Guy Benarousse est une victime en colère. Il en veut aux politiques qui ont rendu, estime-t-il, «des terroristes fréquentables». «Je pense à toute la famille Assad», précise-t-il. Il attend avec impatience le procès de l'exilé norvégien et des autres. Et de poursuivre: «Nous vivons dans des Etats de droit. Il ne devrait y avoir aucune justification à tuer ou blesser des civils, aucune justification à ne pas pouvoir les juger.»
Guy Benarousse s’est fixé un autre rendez-vous chaque 11 mars, à l’occasion de la Journée de l’UE en mémoire de toutes les victimes d'attaques terroristes en Europe et dans le monde.
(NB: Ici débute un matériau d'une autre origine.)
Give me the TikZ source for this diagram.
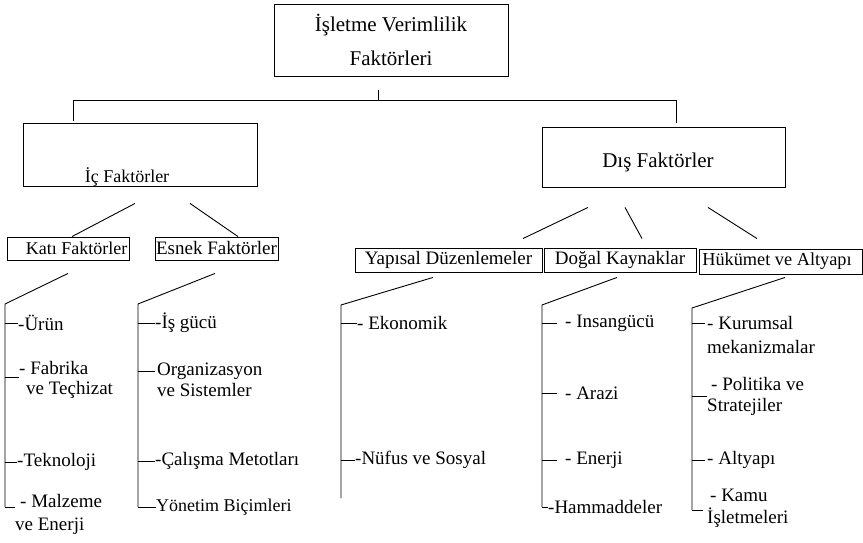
\documentclass[tikz,border=0pt]{standalone}
\usepackage{fontspec}
\setmainfont{Liberation Serif}
\tikzset{
  ln/.style={line width=0.9pt},
  box/.style={draw, line width=0.9pt, inner sep=0pt},
  lbl/.style={inner sep=0pt, font=\fontsize{18}{22}\selectfont},
  lblb/.style={inner sep=0pt, font=\fontsize{19}{22}\selectfont},
  item/.style={anchor=west, inner sep=0pt, align=left, font=\fontsize{19}{22}\selectfont},
}
\begin{document}
\begin{tikzpicture}[x=1pt,y=-1pt]
\useasboundingbox (0,0) rectangle (863,543);

% top
\node[box, minimum width=234pt, minimum height=72pt, align=center,
      font=\fontsize{21}{34}\selectfont] (top) at (391,40) {İşletme Verimlilik\\Faktörleri};

% first level
\node[box, minimum width=234pt, minimum height=63pt] (ic) at (140,154.5) {};
\node[lbl] (icT) at (127,177) {İç Faktörler};
\node[box, minimum width=243pt, minimum height=60pt] (dis) at (663.5,157) {};
\node[lbl, font=\fontsize{21}{24}\selectfont] (disT) at (658,162) {Dış Faktörler};

% second level
\node[box, minimum width=122pt, minimum height=23pt] (kati) at (68,248.5) {};
\node[lbl] (katiT) at (76.5,248.5) {Katı Faktörler};
\node[box, lblb, draw, minimum width=123pt, minimum height=23pt] (esnek) at (216.5,248.5) {Esnek Faktörler};
\node[box, lblb, draw, minimum width=187pt, minimum height=24pt] (yap) at (448.5,260) {Yapısal Düzenlemeler};
\node[box, lblb, draw, minimum width=152pt, minimum height=24pt] (dog) at (620,260) {Doğal Kaynaklar};
\node[box, minimum width=163pt, minimum height=25pt] (huk) at (780.5,261.5) {};
\node[lbl, font=\fontsize{18.3}{22}\selectfont] (hukT) at (777,261) {Hükümet ve Altyapı};

% connectors top
\draw[ln] ([xshift=-13pt,yshift=-14pt]top.south) -- ([xshift=-13pt,yshift=-24pt]top.south);
\draw[ln] ([xshift=-67pt,yshift=2pt]ic.north) |- ([xshift=-13pt,yshift=-24pt]top.south)
          -| ([xshift=12.5pt,yshift=4pt]dis.north);

\draw[ln] ([xshift=-5pt,yshift=-17pt]ic.south) -- ([xshift=4pt]kati.north);
\draw[ln] ([xshift=50pt,yshift=-17pt]ic.south) -- ([xshift=21.5pt]esnek.north);
\draw[ln] ([xshift=-75.5pt,yshift=-20pt]dis.south) -- ([xshift=74.5pt,yshift=9pt]yap.north);
\draw[ln] ([xshift=-38.5pt,yshift=-20pt]dis.south) -- ([xshift=22pt,yshift=9pt]dog.north);
\draw[ln] ([xshift=44.5pt,yshift=-20pt]dis.south) -- ([xshift=-23.5pt,yshift=10pt]huk.north);

% bracket coordinates
\coordinate (kv1) at (5,304);   \coordinate (kv2) at (5,507);
\coordinate (ev1) at (138,304); \coordinate (ev2) at (138,507);
\coordinate (yv1) at (341,305); \coordinate (yv2) at (341,498);
\coordinate (dv1) at (542,305); \coordinate (dv2) at (542,507);
\coordinate (hv1) at (692,308); \coordinate (hv2) at (692,510);

\draw[ln] ([yshift=-13pt]kati.south) -- (kv1) -- (kv2);
\draw[ln] ([xshift=-1.5pt,yshift=-13pt]esnek.south) -- (ev1) -- (ev2);
\draw[ln] ([xshift=-15.5pt,yshift=-5pt]yap.south) -- (yv1) -- (yv2);
\draw[ln] ([xshift=-3pt,yshift=-5pt]dog.south) -- (dv1) -- (dv2);
\draw[ln] ([xshift=4.5pt,yshift=-3pt]huk.south) -- (hv1) -- (hv2);

% Katı items
\node[item] (k1) at (18,323) {-Ürün};
\node[item, font=\fontsize{19}{20}\selectfont] (k2) at (19,380) {- Fabrika\\\hspace*{7pt}ve Teçhizat};
\node[item] (k3) at (17,462) {-Teknoloji};
\node[item, font=\fontsize{19}{23}\selectfont] (k4) at (15,514.5) {\hspace*{5pt}- Malzeme\\ve Enerji};
\coordinate (k2t) at ([yshift=3pt]k2.west);
\coordinate (k4t) at ([yshift=7.5pt]k4.west);
\draw[ln] (k1.west -| kv1) -- (k1.west);
\draw[ln] (k2t -| kv1) -- (k2t);
\draw[ln] (k3.west -| kv1) -- (k3.west);
\draw[ln] (k4t -| kv1) -- (k4t);

% Esnek items
\node[item] (e1) at (155,323) {-İş gücü};
\node[item, font=\fontsize{19}{21}\selectfont] (e2) at (157,380) {Organizasyon\\ve Sistemler};
\node[item] (e3) at (155,461) {-Çalışma Metotları};
\node[item, font=\fontsize{18}{22}\selectfont] (e4) at (156,507) {Yönetim Biçimleri};
\coordinate (e2t) at ([yshift=9pt]e2.west);
\draw[ln] (e1.west -| ev1) -- (e1.west);
\draw[ln, shorten >=2pt] (e2t -| ev1) -- (e2t);
\draw[ln] (e3.west -| ev1) -- (e3.west);
\draw[ln] (e4.west -| ev1) -- (e4.west);

% Yapısal items
\node[item] (y1) at (357,323) {- Ekonomik};
\node[item] (y2) at (355,460) {-Nüfus ve Sosyal};
\draw[ln] (y1.west -| yv1) -- (y1.west);
\draw[ln] (y2.west -| yv1) -- (y2.west);

% Doğal items
\node[item] (d1) at (565,323) {- Insangücü};
\node[item] (d2) at (565,393) {- Arazi};
\node[item] (d3) at (565,460) {- Enerji};
\node[item] (d4) at (548,507) {-Hammaddeler};
\draw[ln, shorten >=8pt] (d1.west -| dv1) -- (d1.west);
\draw[ln, shorten >=8pt] (d2.west -| dv1) -- (d2.west);
\draw[ln, shorten >=8pt] (d3.west -| dv1) -- (d3.west);
\draw[ln] (d4.west -| dv1) -- (d4.west);

% Hükümet items
\node[item, font=\fontsize{19}{24}\selectfont] (h1) at (707,335) {- Kurumsal\\mekanizmalar};
\node[item, font=\fontsize{19}{21}\selectfont] (h2) at (707,396.5) {\hspace*{4pt}- Politika ve\\Stratejiler};
\node[item] (h3) at (707,460) {- Altyapı};
\node[item, font=\fontsize{19}{22}\selectfont] (h4) at (707,508) {\hspace*{3pt}- Kamu\\İşletmeleri};
\coordinate (h1t) at ([yshift=12pt]h1.west);
\coordinate (h4t) at ([yshift=-2pt]h4.west);
\draw[ln, shorten >=2pt] (h1t -| hv1) -- (h1t);
\draw[ln] (h2.west -| hv1) -- (h2.west);
\draw[ln, shorten >=2pt] (h3.west -| hv1) -- (h3.west);
\draw[ln, shorten >=4pt] (h4t -| hv1) -- (h4t);
\end{tikzpicture}
\end{document}
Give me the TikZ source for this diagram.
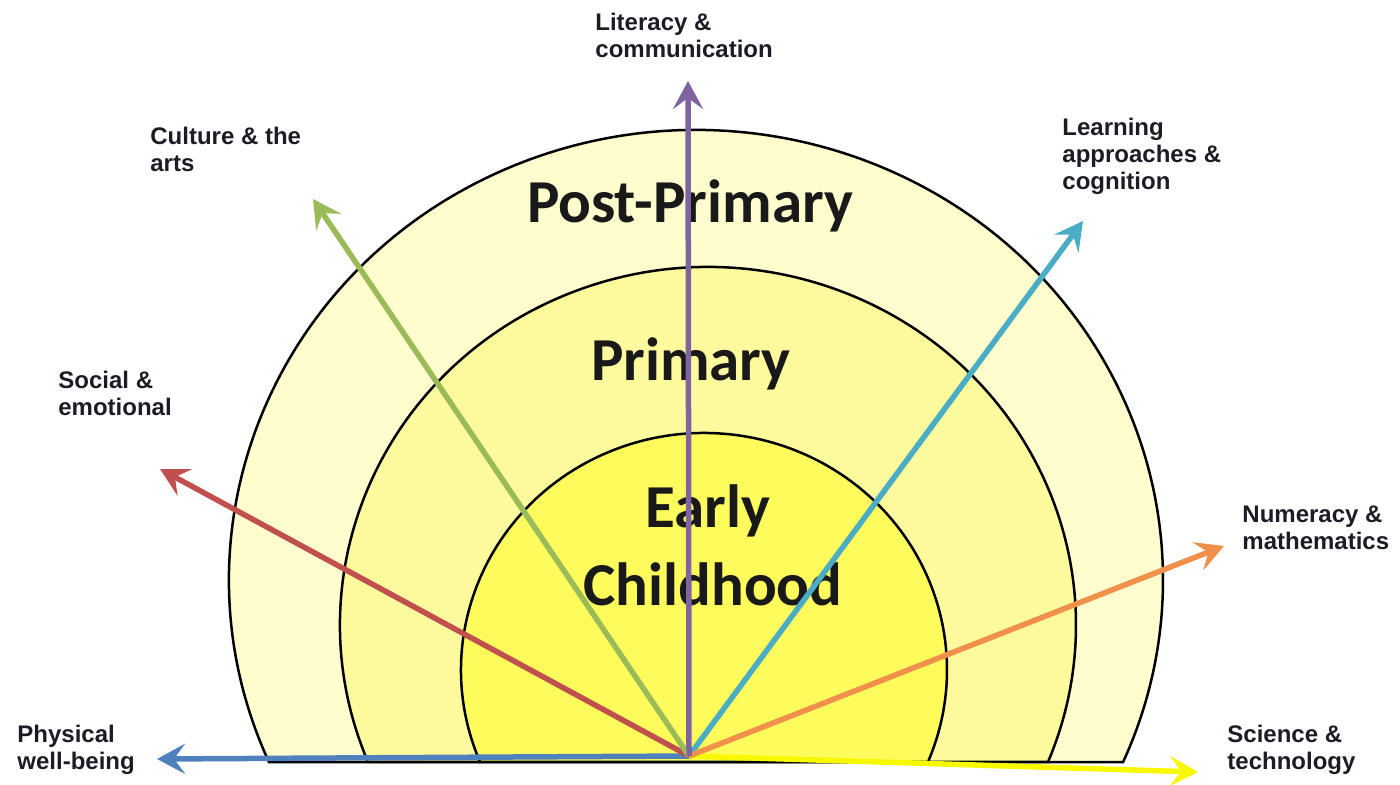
\documentclass[tikz,border=0pt]{standalone}
\usepackage{fontspec}
\setmainfont{Liberation Sans}
\newfontfamily\bandfont{Carlito}
\usetikzlibrary{arrows.meta}

\definecolor{outerfill}{HTML}{FFFDCE}
\definecolor{midfill}{HTML}{FDFA9E}
\definecolor{innerfill}{HTML}{FEFC5C}
\definecolor{cBlue}{HTML}{4F81BD}
\definecolor{cYellow}{HTML}{F8F800}
\definecolor{cOrange}{HTML}{F0904A}
\definecolor{cTeal}{HTML}{4BACC6}
\definecolor{cPurple}{HTML}{8064A2}
\definecolor{cGreen}{HTML}{9BBB59}
\definecolor{cRed}{HTML}{C0504D}
\definecolor{txt}{HTML}{1C1C26}

\tikzset{
  band/.style={draw=black, line width=1.25pt},
  ray/.style={line width=2.75pt, -{Stealth[length=14pt, width=15pt, inset=5.5pt]}},
  area/.style={font=\fontsize{12}{13.5}\selectfont\bfseries, text=txt,
               align=left, anchor=north west, inner sep=0pt},
  stage/.style={font=\bandfont\fontsize{30.5}{34}\selectfont\bfseries,
                text=black!90, anchor=base, inner sep=0pt}
}

\begin{document}
\begin{tikzpicture}[x=0.5pt, y=0.5pt]
\useasboundingbox (0,0) rectangle (1400,-785);

% nested half-ellipses standing on the base line
\filldraw[band, fill=outerfill, shift={(696,-580)}]
  (203.86:467 and 450) arc[start angle=203.86, end angle=-23.86, x radius=467, y radius=450] -- cycle;
\filldraw[band, fill=midfill, shift={(708,-625)}]
  (202.5:368 and 358) arc[start angle=202.5, end angle=-22.5, x radius=368, y radius=358] -- cycle;
\filldraw[band, fill=innerfill, shift={(704,-670)}]
  (202.84:243 and 237) arc[start angle=202.84, end angle=-22.84, x radius=243, y radius=237] -- cycle;

% stage names
\node[stage] (post) at (690,-223) {Post-Primary};
\node[stage] (prim) at (691,-380) {Primary};
\node[stage] (early) at (708,-527) {Early};
\node[stage] (child) at (713,-605) {Childhood};

% common origin and arrow ends
\coordinate (o) at (689,-756);
\coordinate (tPhys) at (157,-759);
\coordinate (tSoc) at (160,-469);
\coordinate (tCult) at (313,-199);
\coordinate (tLit) at (688,-81);
\coordinate (tLearn) at (1083,-221);
\coordinate (tNum) at (1224,-546);
\coordinate (tSci) at (1198,-772);

% developmental domains
\draw[ray, cYellow] (o) -- (tSci);
\draw[ray, cBlue] (o) -- (tPhys);
\draw[ray, cRed] (o) -- (tSoc);
\draw[ray, cGreen] (o) -- (tCult);
\draw[ray, cTeal] (o) -- (tLearn);
\draw[ray, cOrange] (o) -- (tNum);
\draw[ray, cPurple] (o) -- (tLit);

% domain labels
\node[area] (lit) at (595,-12.5) {Literacy \&\\communication};
\node[area] (cult) at (150,-126.5) {Culture \& the\\arts};
\node[area] (learn) at (1062,-117.5) {Learning\\approaches \&\\cognition};
\node[area] (soc) at (58,-370.5) {Social \&\\emotional};
\node[area] (num) at (1242,-505.5) {Numeracy \&\\mathematics};
\node[area] (phys) at (17,-724.5) {Physical\\well-being};
\node[area] (sci) at (1227,-724.5) {Science \&\\technology};
\end{tikzpicture}
\end{document}
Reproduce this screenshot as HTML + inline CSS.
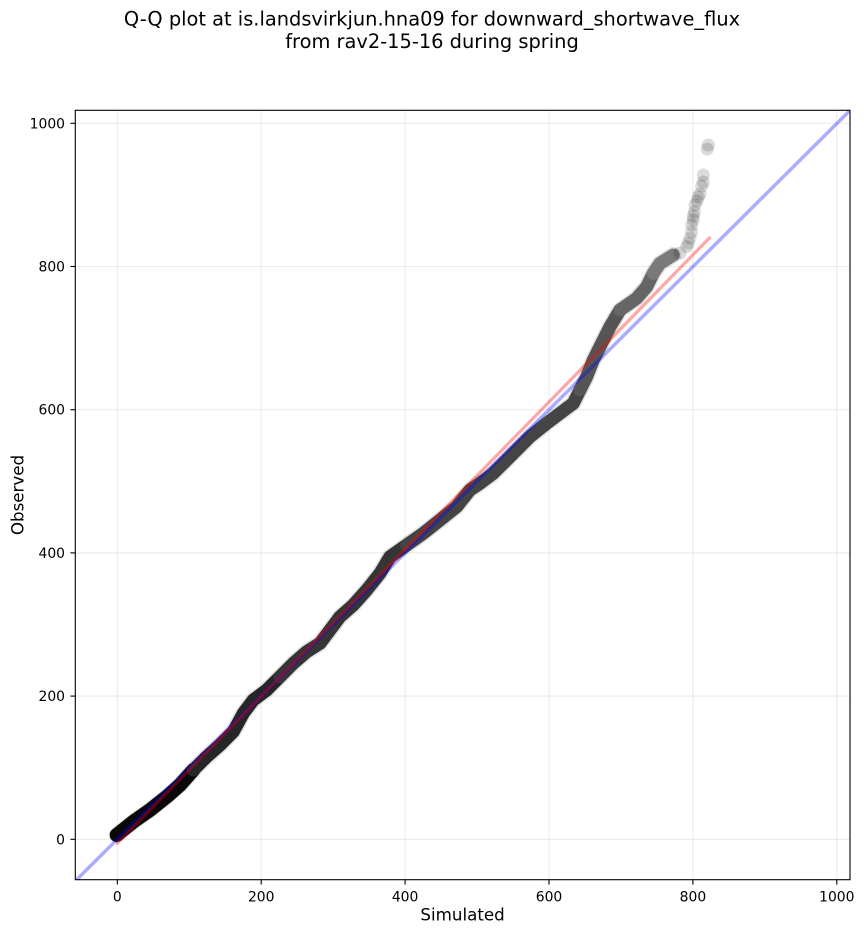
<!DOCTYPE html>
<html><head><meta charset="utf-8"><style>
html,body{margin:0;padding:0;background:#fff;}
svg{display:block;}
text{font-family:"DejaVu Sans","Liberation Sans",sans-serif;fill:#000;}
</style></head><body>
<svg width="864" height="934" viewBox="0 0 864 934" xmlns="http://www.w3.org/2000/svg">
<defs><clipPath id="ax"><rect x="75.3" y="110.3" width="774.7" height="769.4"/></clipPath></defs>
<rect width="864" height="934" fill="#fff"/>
<text x="432" y="25.5" font-size="19.4" text-anchor="middle">Q-Q plot at is.landsvirkjun.hna09 for downward_shortwave_flux</text>
<text x="432" y="48" font-size="19.4" text-anchor="middle">from rav2-15-16 during spring</text>
<g stroke="#b0b0b0" stroke-opacity="0.25" stroke-width="1.1">
<line x1="117.3" y1="110.3" x2="117.3" y2="879.7"/>
<line x1="261.2" y1="110.3" x2="261.2" y2="879.7"/>
<line x1="405.1" y1="110.3" x2="405.1" y2="879.7"/>
<line x1="549.0" y1="110.3" x2="549.0" y2="879.7"/>
<line x1="692.9" y1="110.3" x2="692.9" y2="879.7"/>
<line x1="836.8" y1="110.3" x2="836.8" y2="879.7"/>
<line x1="75.3" y1="839.3" x2="850" y2="839.3"/>
<line x1="75.3" y1="696.1" x2="850" y2="696.1"/>
<line x1="75.3" y1="552.9" x2="850" y2="552.9"/>
<line x1="75.3" y1="409.7" x2="850" y2="409.7"/>
<line x1="75.3" y1="266.5" x2="850" y2="266.5"/>
<line x1="75.3" y1="123.3" x2="850" y2="123.3"/>
</g>
<g clip-path="url(#ax)" fill="none" stroke-linecap="round" stroke-linejoin="round">
<path d="M116.7,835 L133.3,821.7 L150,810 L166.7,796.7 L180,785 L193.3,770 L206.7,756.7 L220,745 L233.3,731.7 L243.3,713.3 L253.3,700 L266.7,690 L280,676.7 L293.3,663.3 L306.7,651.7 L320,643.3 L330,630 L340,616.7 L353.3,605 L366.7,590 L380,573.3 L390,556.7 L406.7,545 L423.3,533.3 L440,520 L456.7,506.7 L470,490 L480,483.3 L493.3,473.3 L506.7,460 L516.7,450 L530,436.7 L546.7,423.3 L560,413.3 L573.3,403.3 L580,390 L586.7,376.7 L593.3,360 L600,346.7 L610,326.7 L620,310 L636.7,298.3 L646.7,286.7 L653.3,273.3 L660,263.3 L673.3,255" stroke="#000" stroke-opacity="0.12" stroke-width="16"/>
<path d="M116.7,835 L133.3,821.7 L150,810 L166.7,796.7 L180,785 L193.3,770" stroke="#080808" stroke-width="14"/>
<path d="M193.3,770 L206.7,756.7 L220,745 L233.3,731.7 L243.3,713.3 L253.3,700 L266.7,690 L280,676.7" stroke="#262626" stroke-width="13"/>
<path d="M280,676.7 L293.3,663.3 L306.7,651.7 L320,643.3 L330,630 L340,616.7 L353.3,605 L366.7,590 L380,573.3 L390,556.7 L406.7,545" stroke="#353535" stroke-width="13"/>
<path d="M406.7,545 L423.3,533.3 L440,520 L456.7,506.7 L470,490 L480,483.3 L493.3,473.3 L506.7,460 L516.7,450 L530,436.7 L546.7,423.3 L560,413.3 L573.3,403.3 L580,390" stroke="#444" stroke-width="13"/>
<path d="M580,390 L586.7,376.7 L593.3,360 L600,346.7 L610,326.7 L620,310" stroke="#555" stroke-width="13"/>
<path d="M620,310 L636.7,298.3 L646.7,286.7 L653.3,273.3" stroke="#666" stroke-width="13"/>
<path d="M653.3,273.3 L660,263.3 L673.3,255" stroke="#7a7a7a" stroke-width="13"/>
<g fill="#000" fill-opacity="0.14" stroke="none">
<circle cx="680" cy="253" r="6.5"/>
<circle cx="686.7" cy="246.7" r="6.5"/>
<circle cx="688.3" cy="243" r="6.5"/>
<circle cx="690" cy="238" r="6.5"/>
<circle cx="691.7" cy="232" r="6.5"/>
<circle cx="691.7" cy="225" r="6.5"/>
<circle cx="693.3" cy="220" r="6.5"/>
<circle cx="693.3" cy="216" r="6.5"/>
<circle cx="694.3" cy="212" r="6.5"/>
<circle cx="695" cy="205" r="6.5"/>
<circle cx="697" cy="201" r="6.5"/>
<circle cx="698.3" cy="197" r="6.5"/>
<circle cx="700" cy="194" r="6.5"/>
<circle cx="701.7" cy="186" r="6.5"/>
<circle cx="703.3" cy="182" r="6.5"/>
<circle cx="703.3" cy="175" r="6.5"/>
<circle cx="707.3" cy="149" r="6.5"/>
<circle cx="708.3" cy="145" r="6.5"/>
</g>
<line x1="75.3" y1="881" x2="850" y2="110.4" stroke="#0000ff" stroke-opacity="0.33" stroke-width="3.5"/>
<line x1="117.3" y1="843.3" x2="709.5" y2="237.9" stroke="#ff0000" stroke-opacity="0.35" stroke-width="3.2"/>
</g>
<rect x="75.3" y="110.3" width="774.7" height="769.4" fill="none" stroke="#000" stroke-width="1.1"/>
<g stroke="#000" stroke-width="1.1">
<line x1="117.3" y1="879.7" x2="117.3" y2="884.6"/>
<line x1="261.2" y1="879.7" x2="261.2" y2="884.6"/>
<line x1="405.1" y1="879.7" x2="405.1" y2="884.6"/>
<line x1="549.0" y1="879.7" x2="549.0" y2="884.6"/>
<line x1="692.9" y1="879.7" x2="692.9" y2="884.6"/>
<line x1="836.8" y1="879.7" x2="836.8" y2="884.6"/>
<line x1="70.4" y1="839.3" x2="75.3" y2="839.3"/>
<line x1="70.4" y1="696.1" x2="75.3" y2="696.1"/>
<line x1="70.4" y1="552.9" x2="75.3" y2="552.9"/>
<line x1="70.4" y1="409.7" x2="75.3" y2="409.7"/>
<line x1="70.4" y1="266.5" x2="75.3" y2="266.5"/>
<line x1="70.4" y1="123.3" x2="75.3" y2="123.3"/>
</g>
<g font-size="13.9" text-anchor="middle">
<text x="117.3" y="901.5">0</text>
<text x="261.2" y="901.5">200</text>
<text x="405.1" y="901.5">400</text>
<text x="549.0" y="901.5">600</text>
<text x="692.9" y="901.5">800</text>
<text x="836.8" y="901.5">1000</text>
</g>
<g font-size="13.9" text-anchor="end">
<text x="65" y="844.3">0</text>
<text x="65" y="701.1">200</text>
<text x="65" y="557.9">400</text>
<text x="65" y="414.7">600</text>
<text x="65" y="271.5">800</text>
<text x="65" y="128.3">1000</text>
</g>
<text x="462.6" y="920.7" font-size="16.7" text-anchor="middle">Simulated</text>
<text x="0" y="0" font-size="16.7" text-anchor="middle" transform="translate(23.3,495) rotate(-90)">Observed</text>
</svg>
</body></html>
Le 11 mars 2015, il était présent à Bruxelles, à l’occasion du 11e anniversaire des attentats de Madrid (191 tués et au moins 1800 blessés).
A cette occasion, les deux vice-présidents de la Commission européenne, Frans Timmermans et Frédérica Mogherini, ont déclaré: «Aujourd'hui, nous nous souvenons et rendons hommage aux personnes qui ont perdu leur vie dans des attentats terroristes en Europe et dans le monde, nous exprimons notre sympathie et notre soutien sincère à ceux qui portent encore les cicatrices physiques et mentales de ces actes abominables.» Guy Benarousse souhaite qu’au-delà de ces paroles apaisantes, les actes suivent.